Hey Amazon, can Redshift do this?

We know the kinder, gentler, “we play nice with everyone” Microsoft would never egg AWS boss Andy Jassy on like this, but here's the deal: Today at Build 2015, Microsoft executive vice president for cloud and enterprise Scott Guthrie made a whole slew of “elastic” announcements — some involving technologies that will make data scientists pretty happy.

Most notable, from our point of view, is the Azure SQL Data Warehouse, an elastic Data Warehouse-as-a-Service with enterprise class-features.

"Unlike Redshift, you can independently adjust the amount of compute and storage you use in a SQL data warehouse. This allows you to... adjust your data warehouse in seconds... allowing you to increase and decrease pretty much at will," said Guthrie.

A First for Microsoft

It’s Microsoft’s first cloud data warehouse that can dynamically grow or shrink, enabling customers to pay only for the query performance they need, when they need it — to petabyte-scale.

Its users won’t experience the pains found on other services like Redshift, Amazon’s existing petabyte-scale data warehouse, according to Microsoft corporate vice president T.K. "Ranga" Rengarajan. There will be no need for pauses as you grow your data warehouse, on demand.

But that’s not all. With this announcement Microsoft is the only company to offer both on-premises and cloud data warehouses at scale.

“We are the innovators. We are unique in the world,” said Rengarajan during a pre-conference interview with CMSWire.

Azure SQL Data Warehouse is based on SQL Server’s massively parallel processing architecture, and integrates with existing data tools including Power BI for data visualization, Azure Machine Learning for advanced analytics, Azure Data Factory for event orchestration and Azure HDInsight, Microsoft’s 100 percent Apache Hadoop-managed big data service.

The on-premises offering, Analytics Platform System (APS), was rated as a Leader in Gartner’s most recent Magic Quadrant for Data Warehouse and Data Management Solutions for Analytics, as was the Microsoft Analytics Platform System (SQL Server Parallel Data Warehouse and HDInsight for Hadoop).

Data-rich insights, including those gleaned from the Internet of Things, can now be processed in seconds and minutes rather than hours or days.

“This is a time of great possibilities," said Rengarajan."Businesses can now take data and make a dramatic difference in the world.”

The preview for Azure SQL Data Warehouse will be available later this year.

Elastic Capabilities

But that’s hardly the only announcement Guthrie made from the stage.
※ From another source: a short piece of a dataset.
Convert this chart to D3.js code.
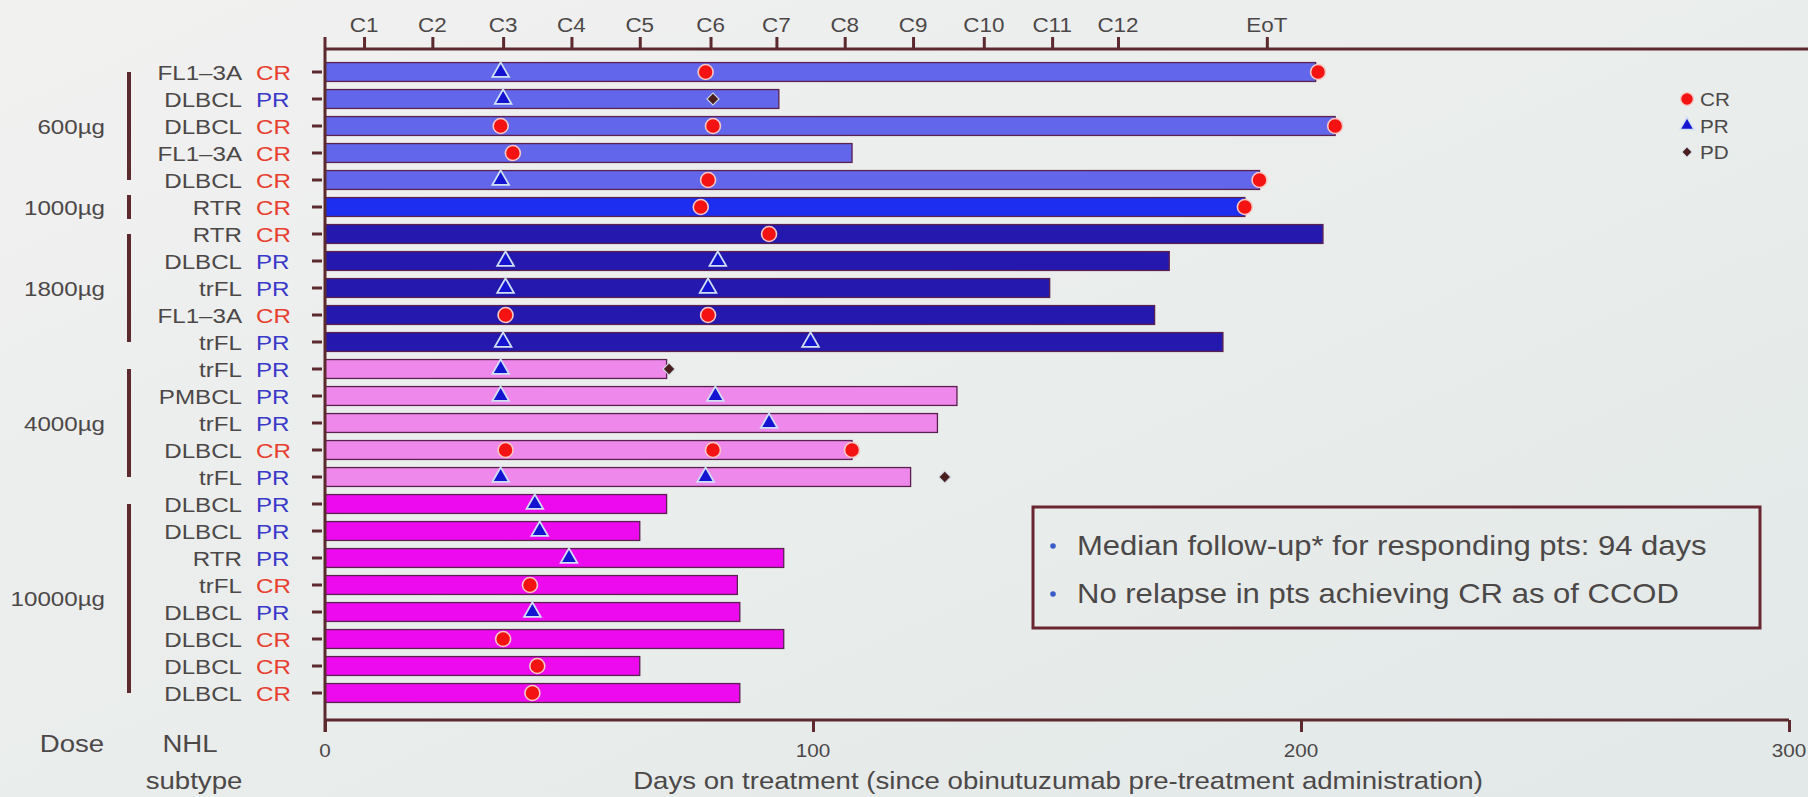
<!DOCTYPE html>
<html>
<head>
<meta charset="utf-8">
<script src="https://cdn.jsdelivr.net/npm/d3@7"></script>
<style>
  html, body { margin: 0; padding: 0; }
  body { width: 1808px; height: 797px; overflow: hidden; }
  svg { display: block; }
</style>
</head>
<body>
<svg id="chart" width="1808" height="797"></svg>
<script>
// ---------------- DATA ----------------
const subtypes = ["FL1–3A","DLBCL","DLBCL","FL1–3A","DLBCL","RTR","RTR","DLBCL","trFL","FL1–3A","trFL",
                  "trFL","PMBCL","trFL","DLBCL","trFL","DLBCL","DLBCL","RTR","trFL","DLBCL","DLBCL","DLBCL","DLBCL"];
const bestResponse = ["CR","PR","CR","CR","CR","CR","CR","PR","PR","CR","PR",
                      "PR","PR","PR","CR","PR","PR","PR","PR","CR","PR","CR","CR","CR"];
const doseOfRow = ["600µg","600µg","600µg","600µg","600µg","1000µg","1800µg","1800µg","1800µg","1800µg","1800µg",
                   "4000µg","4000µg","4000µg","4000µg","4000µg","10000µg","10000µg","10000µg","10000µg","10000µg","10000µg","10000µg","10000µg"];
const doseGroups = ["600µg","1000µg","1800µg","4000µg","10000µg"];
const daysOnTreatment = [203,93,207,108,191.5,188.5,204.5,173,148.5,170,184,
                         70,129.5,125.5,108,120,70,64.5,94,84.5,85,94,64.5,85];
// assessments: [day, response] per row
const assessments = [
  [[36,"PR"],[78,"CR"],[203.5,"CR"]],
  [[36.5,"PR"],[79.5,"PD"]],
  [[36,"CR"],[79.5,"CR"],[207,"CR"]],
  [[38.5,"CR"]],
  [[36,"PR"],[78.5,"CR"],[191.5,"CR"]],
  [[77,"CR"],[188.5,"CR"]],
  [[91,"CR"]],
  [[37,"PR"],[80.5,"PR"]],
  [[37,"PR"],[78.5,"PR"]],
  [[37,"CR"],[78.5,"CR"]],
  [[36.5,"PR"],[99.5,"PR"]],
  [[36,"PR"],[70.5,"PD"]],
  [[36,"PR"],[80,"PR"]],
  [[91,"PR"]],
  [[37,"CR"],[79.5,"CR"],[108,"CR"]],
  [[36,"PR"],[78,"PR"],[127,"PD"]],
  [[43,"PR"]],
  [[44,"PR"]],
  [[50,"PR"]],
  [[42,"CR"]],
  [[42.5,"PR"]],
  [[36.5,"CR"]],
  [[43.5,"CR"]],
  [[42.5,"CR"]]
];
const cycleLabels = ["C1","C2","C3","C4","C5","C6","C7","C8","C9","C10","C11","C12","EoT"];
const cycleDays = [8,22,36.5,50.5,64.5,79,92.5,106.5,120.5,135,149,162.5,193];
const xTicks = [0,100,200,300];
const legendItems = ["CR","PR","PD"];
const notes = ["Median follow-up* for responding pts: 94 days","No relapse in pts achieving CR as of CCOD"];

// ---------------- STYLE ----------------
const FONT = "'Liberation Sans', Arial, Helvetica, sans-serif";
const SX = 1.15;            // horizontal stretch of the projected slide text
const TEXT = "#4c4848";
const AXIS = "#5c2a2e";
const RESP_TEXT = {CR:"#e8402e", PR:"#3a3ac8"};
const DOSE_FILL = {"600µg":"#6266ea","1000µg":"#1e2ef0","1800µg":"#2418ae","4000µg":"#ee88ea","10000µg":"#ee0aee"};

const svg = d3.select("#chart");
const defs = svg.append("defs");
const grad = defs.append("linearGradient").attr("id","bg").attr("x1","0").attr("y1","0").attr("x2","1").attr("y2","1");
grad.append("stop").attr("offset","0").attr("stop-color","#f1f1f0");
grad.append("stop").attr("offset","1").attr("stop-color","#e2e9e8");
svg.append("rect").attr("width",1808).attr("height",797).attr("fill","url(#bg)");

const rows = d3.range(subtypes.length);
const x = d3.scaleLinear().domain([0,300]).range([325,1789]);
const y = d3.scaleBand().domain(rows).range([58.5,706.5]).paddingInner(0.3).paddingOuter(0.15);
const yc = i => y(i) + y.bandwidth()/2;

function txt(g, px, py, str, size, color, anchor, weight) {
  return g.append("text")
    .attr("transform", `translate(${px},${py}) scale(${SX},1)`)
    .attr("font-family", FONT).attr("font-size", size)
    .attr("fill", color).attr("text-anchor", anchor || "start")
    .attr("font-weight", weight || "normal")
    .text(str);
}

// ---------------- BARS ----------------
svg.append("g").selectAll("rect").data(rows).join("rect")
  .attr("x", x(0)).attr("y", i => y(i))
  .attr("width", i => x(daysOnTreatment[i]) - x(0))
  .attr("height", y.bandwidth())
  .attr("fill", i => DOSE_FILL[doseOfRow[i]])
  .attr("stroke", "#5a2050").attr("stroke-width", 1.3);

// ---------------- AXES ----------------
// top cycle axis
const xTop = d3.axisTop(x).tickValues(cycleDays).tickFormat((d,i)=>cycleLabels[i]).tickSize(12).tickSizeOuter(0);
const gTop = svg.append("g").attr("transform","translate(0,49)").call(xTop);
gTop.select(".domain").remove();
gTop.selectAll(".tick line").attr("stroke",AXIS).attr("stroke-width",3);
gTop.selectAll(".tick text").remove();
cycleDays.forEach((d,i)=> txt(svg, x(d), 32, cycleLabels[i], 19.5, TEXT, "middle"));
svg.append("line").attr("x1",x(0)).attr("x2",1808).attr("y1",49).attr("y2",49).attr("stroke",AXIS).attr("stroke-width",3);

// bottom axis
const xBot = d3.axisBottom(x).tickValues(xTicks).tickSize(12).tickSizeOuter(0);
const gBot = svg.append("g").attr("transform","translate(0,720)").call(xBot);
gBot.select(".domain").remove();
gBot.selectAll(".tick line").attr("stroke",AXIS).attr("stroke-width",3);
gBot.selectAll(".tick text").remove();
xTicks.forEach(d => txt(svg, x(d), 757, String(d), 18, TEXT, "middle"));
svg.append("line").attr("x1",x(0)).attr("x2",x(300)).attr("y1",720).attr("y2",720).attr("stroke",AXIS).attr("stroke-width",3);

// left axis with row ticks
const yAx = d3.axisLeft(y).tickSize(10).tickFormat("");
const gL = svg.append("g").attr("transform",`translate(${x(0)-3},0)`).call(yAx);
gL.select(".domain").remove();
gL.selectAll(".tick line").attr("stroke",AXIS).attr("stroke-width",3);
svg.append("line").attr("x1",x(0)).attr("x2",x(0)).attr("y1",37).attr("y2",732).attr("stroke",AXIS).attr("stroke-width",3);

// row labels
rows.forEach(i => {
  txt(svg, 242, yc(i)+7.5, subtypes[i], 21, TEXT, "end");
  txt(svg, 256, yc(i)+7.5, bestResponse[i], 21, RESP_TEXT[bestResponse[i]], "start");
});

// dose brackets + labels
doseGroups.forEach(dg => {
  const idx = rows.filter(i => doseOfRow[i] === dg);
  let y1 = yc(idx[0]), y2 = yc(idx[idx.length-1]);
  if (idx.length === 1) { y1 -= 12; y2 += 12; }
  svg.append("line").attr("x1",129).attr("x2",129).attr("y1",y1).attr("y2",y2)
    .attr("stroke",AXIS).attr("stroke-width",4);
  txt(svg, 105, (yc(idx[0]) + yc(idx[idx.length-1]))/2 + 7.5, dg, 21, TEXT, "end");
});

// ---------------- MARKERS ----------------
const gm = svg.append("g");
function marker(g, cx, cy, type, scale) {
  const s = scale || 1;
  if (type === "CR") {
    g.append("circle").attr("cx",cx).attr("cy",cy).attr("r",7.5*s)
      .attr("fill","#f41212").attr("stroke","#f6c8c4").attr("stroke-width",1.6*s);
  } else if (type === "PR") {
    g.append("path").attr("d", d3.symbol(d3.symbolTriangle, 120*s*s)())
      .attr("transform",`translate(${cx},${cy})`)
      .attr("fill","#1414d0").attr("stroke","#cfe0f4").attr("stroke-width",1.8*s);
  } else {
    g.append("path").attr("d", d3.symbol(d3.symbolSquare, 72*s*s)())
      .attr("transform",`translate(${cx},${cy}) rotate(45)`)
      .attr("fill","#4a1e1e").attr("stroke","#cfd8e0").attr("stroke-width",1.2*s);
  }
}
rows.forEach(i => assessments[i].forEach(([d,t]) => marker(gm, x(d), yc(i), t)));

// legend
legendItems.forEach((t,k) => {
  const ly = 99 + k*26.5;
  marker(svg, 1687, ly, t, 0.85);
  txt(svg, 1700, ly+7, t, 18, TEXT, "start");
});

// note box
svg.append("rect").attr("x",1033).attr("y",507).attr("width",727).attr("height",121)
  .attr("fill","none").attr("stroke","#6a2630").attr("stroke-width",3);
notes.forEach((n,k) => {
  const ny = 555 + k*48;
  svg.append("circle").attr("cx",1053).attr("cy",ny-9).attr("r",2.8).attr("fill","#3a5cc8");
  txt(svg, 1077, ny, n, 27, TEXT, "start");
});

// axis titles
txt(svg, 1058, 789, "Days on treatment (since obinutuzumab pre-treatment administration)", 24, TEXT, "middle");
txt(svg, 72, 752, "Dose", 24, TEXT, "middle");
txt(svg, 190, 752, "NHL", 24, TEXT, "middle");
txt(svg, 194, 789, "subtype", 24, TEXT, "middle");
</script>
</body>
</html>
Microsoft’s Azure SQL, its database as a service, will now have elastic capabilities. The benefit? Customers will no longer need to over provision to prepare for peak demand, instead cloud ISV’s and developers can use an elastic database pool to let hundreds, or even thousands of databases use resources.

Learning Opportunities

“This will help customers work more efficiently with respect to (financial) resources,” said Rengarajan. The purchase model allows for control over price and performance against a group of databases. Key features include:

  1. Elastic database tools simplify building and managing applications that scale, so building applications against one —or thousands — of databases is just as easy using familiar T-SQL and ADO.NET models.
  2. The client library and tools help speed time-to-market, and customers can run centralized query operations such as reporting and data extractions with unified results from a database set.
  3. Enhanced data security. Transparent Data Encryption allows real time encryption/unencryption of data and logs, and Column-level Security, which allows a column to be encrypted within a table.
  4. Support for full-text search within databases.
  5. Easier migration with Service Tier Advisor, which helps customers identify the Azure SQL Database service tier that best fits their needs.

These new capabilities are being generally released today to Microsoft customers via the Azure Portal.
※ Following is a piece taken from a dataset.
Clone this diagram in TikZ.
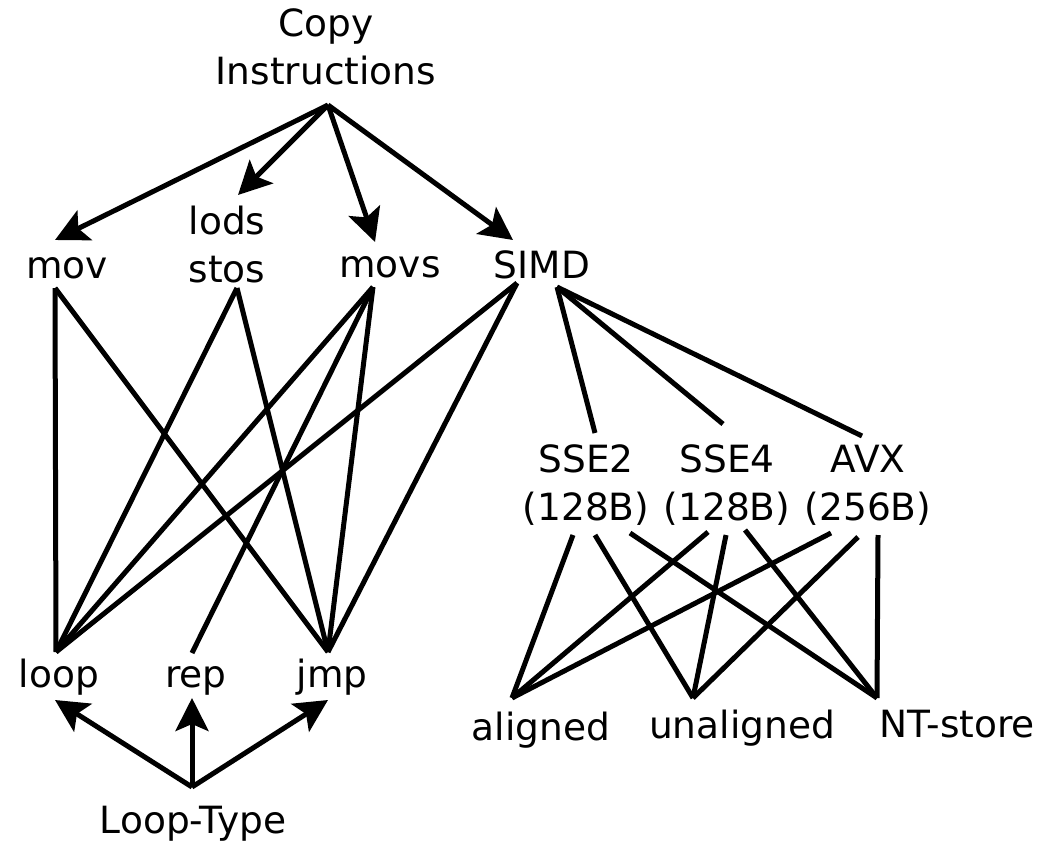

Microsoft’s Azure Data Lake

Microsoft went on to announce a new data lake storage service, which Guthrie described as a method for storing self-scalable storage resources and enterprise-grade security for data gathered together using the Hadoop HDFS file system.

“Azure is the best place for your data,” said Rengarajan. His words sound less like a marketing pitch and more like a result he came away with after months of analysis. “You can now create a store of petabyte size, for every type of data in its native format.”

The data lake provides for high throughput for massively parallel querying, unlimited storage and no capacity restrictions on individual files, and it works with Hortonworks, Cloudera and any other Hadoop distro, for that matter.

A New Era?

Microsoft’s announcements today will usher in a new breed of data use cases, according to Rengarajan.

If you buy Microsoft's pitch, businesses will be able to leverage data to create better relationships with customers, inform empathy and loyalty. They’ll be in a position to fashion new experiences in an IoT world well beyond tablets — a world filled with a new breed of watches, things that beep, HoloLenses and effects we have yet to imagine.

But the wins here at Build go beyond user experiences, Rengarajan said.

Developers who create them will become what he calls the “cool guys and gals,” because rather than struggling to learn new technologies, they’ll be working with familiar Microsoft tools and creating solutions ahead of their peers.